**** DATA ****

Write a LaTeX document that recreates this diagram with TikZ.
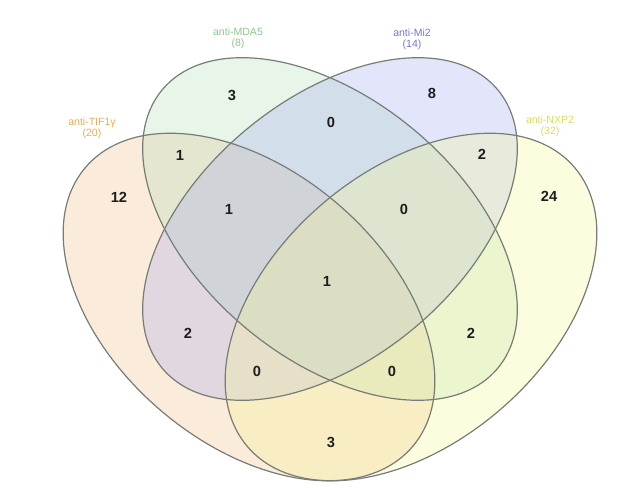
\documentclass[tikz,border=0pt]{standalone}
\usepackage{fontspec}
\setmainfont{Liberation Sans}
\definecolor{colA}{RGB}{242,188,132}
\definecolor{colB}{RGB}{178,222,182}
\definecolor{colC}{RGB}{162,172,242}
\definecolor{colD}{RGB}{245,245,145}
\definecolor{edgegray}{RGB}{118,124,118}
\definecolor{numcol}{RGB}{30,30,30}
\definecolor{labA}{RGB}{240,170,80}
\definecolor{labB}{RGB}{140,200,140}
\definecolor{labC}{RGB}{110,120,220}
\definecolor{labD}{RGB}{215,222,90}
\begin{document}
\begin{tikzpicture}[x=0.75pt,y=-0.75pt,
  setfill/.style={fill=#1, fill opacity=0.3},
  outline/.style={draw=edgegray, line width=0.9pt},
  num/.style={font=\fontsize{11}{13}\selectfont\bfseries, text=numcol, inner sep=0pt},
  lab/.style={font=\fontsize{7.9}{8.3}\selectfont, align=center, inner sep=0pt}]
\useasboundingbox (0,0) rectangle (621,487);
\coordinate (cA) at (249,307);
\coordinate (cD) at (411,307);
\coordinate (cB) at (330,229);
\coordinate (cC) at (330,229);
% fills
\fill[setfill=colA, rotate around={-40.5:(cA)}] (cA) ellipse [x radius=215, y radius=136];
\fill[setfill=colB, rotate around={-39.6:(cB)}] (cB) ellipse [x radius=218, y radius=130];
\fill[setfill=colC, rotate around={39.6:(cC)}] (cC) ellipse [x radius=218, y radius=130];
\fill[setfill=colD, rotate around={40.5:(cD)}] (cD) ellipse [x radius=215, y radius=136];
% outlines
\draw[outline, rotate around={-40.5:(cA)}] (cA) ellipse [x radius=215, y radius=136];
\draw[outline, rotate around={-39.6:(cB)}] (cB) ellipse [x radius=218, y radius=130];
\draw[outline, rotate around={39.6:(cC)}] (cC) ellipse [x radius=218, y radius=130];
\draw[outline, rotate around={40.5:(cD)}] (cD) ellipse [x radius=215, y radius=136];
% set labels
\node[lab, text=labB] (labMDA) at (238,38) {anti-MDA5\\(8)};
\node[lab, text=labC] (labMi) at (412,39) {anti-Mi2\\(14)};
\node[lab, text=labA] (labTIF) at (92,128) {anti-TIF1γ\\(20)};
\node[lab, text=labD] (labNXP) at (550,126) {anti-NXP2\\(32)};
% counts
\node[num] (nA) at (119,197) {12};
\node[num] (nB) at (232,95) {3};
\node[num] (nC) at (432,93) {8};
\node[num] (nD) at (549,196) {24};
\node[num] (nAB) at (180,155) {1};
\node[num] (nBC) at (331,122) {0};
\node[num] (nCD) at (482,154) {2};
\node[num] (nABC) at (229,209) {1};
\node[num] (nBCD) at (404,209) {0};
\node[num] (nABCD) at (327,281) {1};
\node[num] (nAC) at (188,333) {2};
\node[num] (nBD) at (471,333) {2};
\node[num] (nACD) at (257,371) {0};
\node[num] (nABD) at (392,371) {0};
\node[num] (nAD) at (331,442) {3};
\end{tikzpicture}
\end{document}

****

Restate the data above word for word. Skip every picture.

Write a LaTeX document that recreates this diagram with TikZ.
\documentclass[tikz,border=0pt]{standalone}
\usepackage{fontspec}
\setmainfont{Liberation Sans}
\definecolor{colA}{RGB}{242,188,132}
\definecolor{colB}{RGB}{178,222,182}
\definecolor{colC}{RGB}{162,172,242}
\definecolor{colD}{RGB}{245,245,145}
\definecolor{edgegray}{RGB}{118,124,118}
\definecolor{numcol}{RGB}{30,30,30}
\definecolor{labA}{RGB}{240,170,80}
\definecolor{labB}{RGB}{140,200,140}
\definecolor{labC}{RGB}{110,120,220}
\definecolor{labD}{RGB}{215,222,90}
\begin{document}
\begin{tikzpicture}[x=0.75pt,y=-0.75pt,
  setfill/.style={fill=#1, fill opacity=0.3},
  outline/.style={draw=edgegray, line width=0.9pt},
  num/.style={font=\fontsize{11}{13}\selectfont\bfseries, text=numcol, inner sep=0pt},
  lab/.style={font=\fontsize{7.9}{8.3}\selectfont, align=center, inner sep=0pt}]
\useasboundingbox (0,0) rectangle (621,487);
\coordinate (cA) at (249,307);
\coordinate (cD) at (411,307);
\coordinate (cB) at (330,229);
\coordinate (cC) at (330,229);
% fills
\fill[setfill=colA, rotate around={-40.5:(cA)}] (cA) ellipse [x radius=215, y radius=136];
\fill[setfill=colB, rotate around={-39.6:(cB)}] (cB) ellipse [x radius=218, y radius=130];
\fill[setfill=colC, rotate around={39.6:(cC)}] (cC) ellipse [x radius=218, y radius=130];
\fill[setfill=colD, rotate around={40.5:(cD)}] (cD) ellipse [x radius=215, y radius=136];
% outlines
\draw[outline, rotate around={-40.5:(cA)}] (cA) ellipse [x radius=215, y radius=136];
\draw[outline, rotate around={-39.6:(cB)}] (cB) ellipse [x radius=218, y radius=130];
\draw[outline, rotate around={39.6:(cC)}] (cC) ellipse [x radius=218, y radius=130];
\draw[outline, rotate around={40.5:(cD)}] (cD) ellipse [x radius=215, y radius=136];
% set labels
\node[lab, text=labB] (labMDA) at (238,38) {anti-MDA5\\(8)};
\node[lab, text=labC] (labMi) at (412,39) {anti-Mi2\\(14)};
\node[lab, text=labA] (labTIF) at (92,128) {anti-TIF1γ\\(20)};
\node[lab, text=labD] (labNXP) at (550,126) {anti-NXP2\\(32)};
% counts
\node[num] (nA) at (119,197) {12};
\node[num] (nB) at (232,95) {3};
\node[num] (nC) at (432,93) {8};
\node[num] (nD) at (549,196) {24};
\node[num] (nAB) at (180,155) {1};
\node[num] (nBC) at (331,122) {0};
\node[num] (nCD) at (482,154) {2};
\node[num] (nABC) at (229,209) {1};
\node[num] (nBCD) at (404,209) {0};
\node[num] (nABCD) at (327,281) {1};
\node[num] (nAC) at (188,333) {2};
\node[num] (nBD) at (471,333) {2};
\node[num] (nACD) at (257,371) {0};
\node[num] (nABD) at (392,371) {0};
\node[num] (nAD) at (331,442) {3};
\end{tikzpicture}
\end{document}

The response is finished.